**WHAT YOU ARE ASKED TO DO**: Skip the pictures and extract all of the lines exactly as written.

─── DATASET SECTION ───

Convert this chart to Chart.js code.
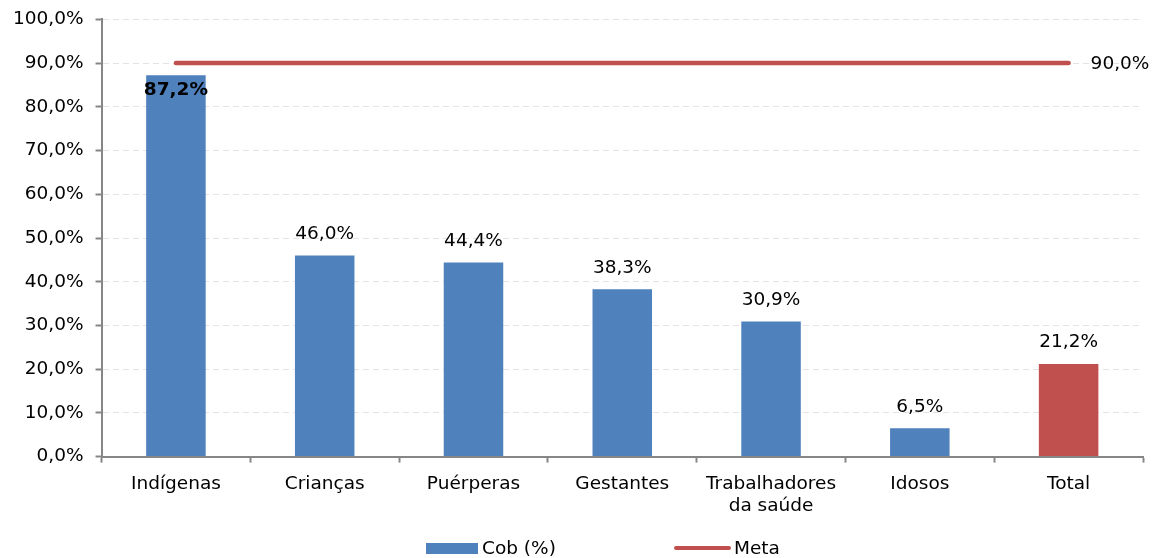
<!DOCTYPE html>
<html>
<head>
<meta charset="utf-8">
<script src="https://cdn.jsdelivr.net/npm/chart.js@4"></script>
<style>
  html, body { margin: 0; padding: 0; background: #fff; }
  #wrap { width: 1160px; height: 558px; }
</style>
</head>
<body>
<div id="wrap"><canvas id="chart"></canvas></div>
<script>
const categories = ['Indígenas', 'Crianças', 'Puérperas', 'Gestantes', ['Trabalhadores', 'da saúde'], 'Idosos', 'Total'];
const cobValues = [87.2, 46.0, 44.4, 38.3, 30.9, 6.5, 21.2];
const metaValues = [90, 90, 90, 90, 90, 90, 90];
const yTicks = [0, 10, 20, 30, 40, 50, 60, 70, 80, 90, 100];

const BLUE = '#4F81BD';
const RED = '#C0504D';
const FONT = '"DejaVu Sans", Verdana, sans-serif';
const FS = 18.5;

function pct(v) {
    return v.toFixed(1).replace('.', ',') + '%';
}

// value labels + legend, drawn by hand
const labelsPlugin = {
    id: 'labels',
    afterDatasetsDraw(chart) {
        const ctx = chart.ctx;
        const bars = chart.getDatasetMeta(0).data;
        ctx.save();
        ctx.fillStyle = '#000';
        ctx.textAlign = 'center';
        bars.forEach((bar, i) => {
            if (i === 0) {
                ctx.font = 'bold ' + FS + 'px ' + FONT;
                ctx.textBaseline = 'top';
                ctx.fillText(pct(cobValues[i]), bar.x, bar.y + 6);
            } else {
                ctx.font = FS + 'px ' + FONT;
                ctx.textBaseline = 'bottom';
                ctx.fillText(pct(cobValues[i]), bar.x, bar.y - 12);
            }
        });
        // meta label
        const line = chart.getDatasetMeta(1).data;
        const last = line[line.length - 1];
        ctx.font = FS + 'px ' + FONT;
        ctx.textAlign = 'left';
        ctx.textBaseline = 'middle';
        ctx.fillText(pct(metaValues[metaValues.length - 1]), last.x + 22, last.y + 1);

        // legend
        const ly = 548;
        ctx.fillStyle = BLUE;
        ctx.fillRect(426, ly - 5, 52, 11);
        ctx.fillStyle = '#000';
        ctx.fillText('Cob (%)', 482, ly + 1);
        ctx.strokeStyle = RED;
        ctx.lineWidth = 4;
        ctx.lineCap = 'round';
        ctx.beginPath();
        ctx.moveTo(676, ly);
        ctx.lineTo(729, ly);
        ctx.stroke();
        ctx.fillText('Meta', 734, ly + 1);
        ctx.restore();
    }
};

new Chart(document.getElementById('chart'), {
    type: 'bar',
    data: {
        labels: categories,
        datasets: [{
            label: 'Cob (%)',
            data: cobValues,
            backgroundColor: [BLUE, BLUE, BLUE, BLUE, BLUE, BLUE, RED],
            barPercentage: 0.8,
            categoryPercentage: 0.5,
            order: 2
        }, {
            type: 'line',
            label: 'Meta',
            data: metaValues,
            borderColor: RED,
            borderWidth: 4.5,
            borderCapStyle: 'round',
            pointRadius: 0,
            order: 1
        }]
    },
    options: {
        responsive: true,
        maintainAspectRatio: false,
        animation: false,
        layout: { padding: { top: 0, right: 17, bottom: 31, left: 1 } },
        plugins: {
            legend: { display: false },
            tooltip: { enabled: false }
        },
        scales: {
            x: {
                grid: {
                    offset: true,
                    drawOnChartArea: false,
                    tickLength: 6,
                    tickColor: '#868686',
                    tickWidth: 2
                },
                border: { color: '#868686', width: 2 },
                ticks: {
                    color: '#000',
                    font: { family: FONT, size: FS },
                    padding: 10,
                    maxRotation: 0
                }
            },
            y: {
                min: 0,
                max: 100,
                afterBuildTicks(axis) {
                    axis.ticks = yTicks.map(v => ({ value: v }));
                },
                grid: {
                    color: '#E3E3E3',
                    tickLength: 6,
                    tickColor: '#868686',
                    tickWidth: 2
                },
                border: { color: '#868686', width: 2, dash: [6, 4] },
                ticks: {
                    color: '#000',
                    font: { family: FONT, size: FS, lineHeight: 0.8 },
                    padding: 12,
                    callback: v => pct(v)
                }
            }
        }
    },
    plugins: [labelsPlugin]
});
</script>
</body>
</html>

───

**EXERCISE ANSWER**:
Convert this chart to Chart.js code.
<!DOCTYPE html>
<html>
<head>
<meta charset="utf-8">
<script src="https://cdn.jsdelivr.net/npm/chart.js@4"></script>
<style>
  html, body { margin: 0; padding: 0; background: #fff; }
  #wrap { width: 1160px; height: 558px; }
</style>
</head>
<body>
<div id="wrap"><canvas id="chart"></canvas></div>
<script>
const categories = ['Indígenas', 'Crianças', 'Puérperas', 'Gestantes', ['Trabalhadores', 'da saúde'], 'Idosos', 'Total'];
const cobValues = [87.2, 46.0, 44.4, 38.3, 30.9, 6.5, 21.2];
const metaValues = [90, 90, 90, 90, 90, 90, 90];
const yTicks = [0, 10, 20, 30, 40, 50, 60, 70, 80, 90, 100];

const BLUE = '#4F81BD';
const RED = '#C0504D';
const FONT = '"DejaVu Sans", Verdana, sans-serif';
const FS = 18.5;

function pct(v) {
    return v.toFixed(1).replace('.', ',') + '%';
}

// value labels + legend, drawn by hand
const labelsPlugin = {
    id: 'labels',
    afterDatasetsDraw(chart) {
        const ctx = chart.ctx;
        const bars = chart.getDatasetMeta(0).data;
        ctx.save();
        ctx.fillStyle = '#000';
        ctx.textAlign = 'center';
        bars.forEach((bar, i) => {
            if (i === 0) {
                ctx.font = 'bold ' + FS + 'px ' + FONT;
                ctx.textBaseline = 'top';
                ctx.fillText(pct(cobValues[i]), bar.x, bar.y + 6);
            } else {
                ctx.font = FS + 'px ' + FONT;
                ctx.textBaseline = 'bottom';
                ctx.fillText(pct(cobValues[i]), bar.x, bar.y - 12);
            }
        });
        // meta label
        const line = chart.getDatasetMeta(1).data;
        const last = line[line.length - 1];
        ctx.font = FS + 'px ' + FONT;
        ctx.textAlign = 'left';
        ctx.textBaseline = 'middle';
        ctx.fillText(pct(metaValues[metaValues.length - 1]), last.x + 22, last.y + 1);

        // legend
        const ly = 548;
        ctx.fillStyle = BLUE;
        ctx.fillRect(426, ly - 5, 52, 11);
        ctx.fillStyle = '#000';
        ctx.fillText('Cob (%)', 482, ly + 1);
        ctx.strokeStyle = RED;
        ctx.lineWidth = 4;
        ctx.lineCap = 'round';
        ctx.beginPath();
        ctx.moveTo(676, ly);
        ctx.lineTo(729, ly);
        ctx.stroke();
        ctx.fillText('Meta', 734, ly + 1);
        ctx.restore();
    }
};

new Chart(document.getElementById('chart'), {
    type: 'bar',
    data: {
        labels: categories,
        datasets: [{
            label: 'Cob (%)',
            data: cobValues,
            backgroundColor: [BLUE, BLUE, BLUE, BLUE, BLUE, BLUE, RED],
            barPercentage: 0.8,
            categoryPercentage: 0.5,
            order: 2
        }, {
            type: 'line',
            label: 'Meta',
            data: metaValues,
            borderColor: RED,
            borderWidth: 4.5,
            borderCapStyle: 'round',
            pointRadius: 0,
            order: 1
        }]
    },
    options: {
        responsive: true,
        maintainAspectRatio: false,
        animation: false,
        layout: { padding: { top: 0, right: 17, bottom: 31, left: 1 } },
        plugins: {
            legend: { display: false },
            tooltip: { enabled: false }
        },
        scales: {
            x: {
                grid: {
                    offset: true,
                    drawOnChartArea: false,
                    tickLength: 6,
                    tickColor: '#868686',
                    tickWidth: 2
                },
                border: { color: '#868686', width: 2 },
                ticks: {
                    color: '#000',
                    font: { family: FONT, size: FS },
                    padding: 10,
                    maxRotation: 0
                }
            },
            y: {
                min: 0,
                max: 100,
                afterBuildTicks(axis) {
                    axis.ticks = yTicks.map(v => ({ value: v }));
                },
                grid: {
                    color: '#E3E3E3',
                    tickLength: 6,
                    tickColor: '#868686',
                    tickWidth: 2
                },
                border: { color: '#868686', width: 2, dash: [6, 4] },
                ticks: {
                    color: '#000',
                    font: { family: FONT, size: FS, lineHeight: 0.8 },
                    padding: 12,
                    callback: v => pct(v)
                }
            }
        }
    },
    plugins: [labelsPlugin]
});
</script>
</body>
</html>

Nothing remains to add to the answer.